A Justiça do Rio determinou que o Estado indenize adolescentes que foram expostos ilegalmente e acabaram alvo de agressões praticadas por grupos de “justiceiros” na Zona Sul, no fim de 2023. A condenação, no valor de R$ 500 mil em danos morais coletivos, além de compensações individuais, foi emitida pela juíza Lysia Maria da Rocha Mesquita, da 1ª Vara da Infância e da Juventude Protetiva.
De acordo com a magistrada, policiais divulgarem de forma irregular fotos, fichas e dados pessoais de menores de idade contribuiu para que jovens fossem perseguidos e agredidos na região. O material, que circulou rapidamente em redes sociais e grupos de moradores, teria servido como combustível para ações violentas organizadas por homens que se autodenominavam “justiceiros”.
O episódio, que ganhou destaque no verão de 2023, envolveu grupos que passaram a circular pela orla de Copacabana, Ipanema e Leme armados com barras de ferro, socos-ingleses e bastões. Eles se reuniam por aplicativos de mensagens, filmavam agressões e divulgavam os vídeos na internet.
Vazamento de dados e ambiente de violência
Na decisão, a juíza afirma que houve grave violação de direitos fundamentais assegurados pela Constituição, pelo Estatuto da Criança e do Adolescente (ECA) e pela Lei Geral de Proteção de Dados (LGPD). As imagens e documentos, alguns com marca d’água do 19º BPM, foram compartilhados sem controle, criando, segundo ela, um “ambiente de ódio e perseguição”.
O Ministério Público, autor da ação, sustentou que o objetivo dos vazamentos era estimular linchamentos por grupos paramilitares que passaram a “caçar” adolescentes sob suspeita de pequenos furtos. As agressões deixaram jovens feridos e ampliaram o clima de tensão na orla carioca.
A sentença também afirma que o Estado reforçou um cenário de exclusão ao permitir práticas que dividiram a cidade entre “quem pode e quem não pode estar nas praias”, favorecendo a atuação de grupos de extermínio.

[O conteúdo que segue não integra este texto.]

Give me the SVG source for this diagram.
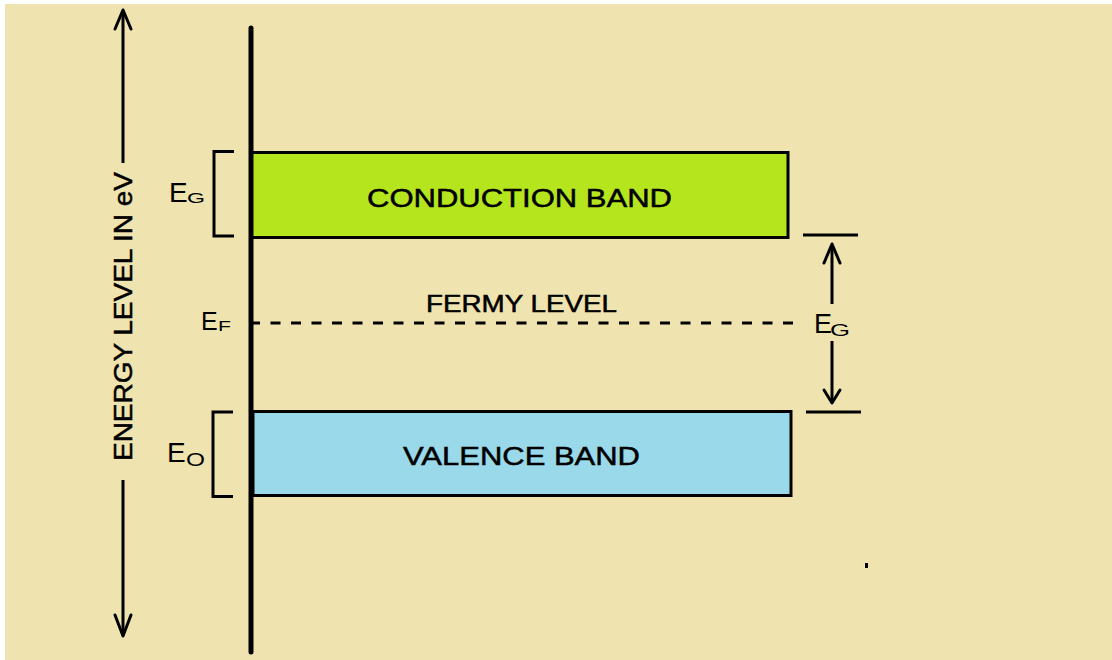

Medidas impostas e relação com a Operação Verão
Além da indenização de R$500 mil, o governo foi proibido de divulgar qualquer dado que identifique adolescentes suspeitos de atos infracionais, incluindo registros de “recolhimento compulsório” feitos durante a Operação Verão. A administração estadual terá 20 dias para apresentar um programa de capacitação policial sobre direitos humanos e abordagem de menores, com atenção ao recorte racial. O descumprimento pode gerar multa diária de R$ 5 mil por jovem afetado. O valor dos danos coletivos será direcionado ao fundo previsto no artigo 214 do ECA.
A decisão ocorre no contexto da Operação Verão 2023/2024, que enfrentou diversas denúncias de abordagens ilegais e detenções arbitrárias de adolescentes pobres e negros a caminho das praias da Zona Sul. Em meio ao impasse jurídico, a proibição de apreensões sem flagrante chegou a ser derrubada pelo Tribunal de Justiça, mas foi restabelecida em fevereiro de 2024 pelo ministro Cristiano Zanin, do STF, que ordenou a criação de um protocolo de abordagem.
Os “justiceiros” seguiram atuando principalmente em Copacabana, Leme e Arpoador, onde organizavam rondas e ataques premeditados contra jovens. Vídeos das agressões circularam amplamente nas redes sociais.
Em nota, a Secretaria de Estado de Polícia Militar informou que ainda não foi comunicada oficialmente da decisão judicial e que abrirá procedimento interno assim que for notificada. A corporação reiterou que não tolera desvios de conduta e que policiais envolvidos em crimes são responsabilizados quando os fatos são comprovados.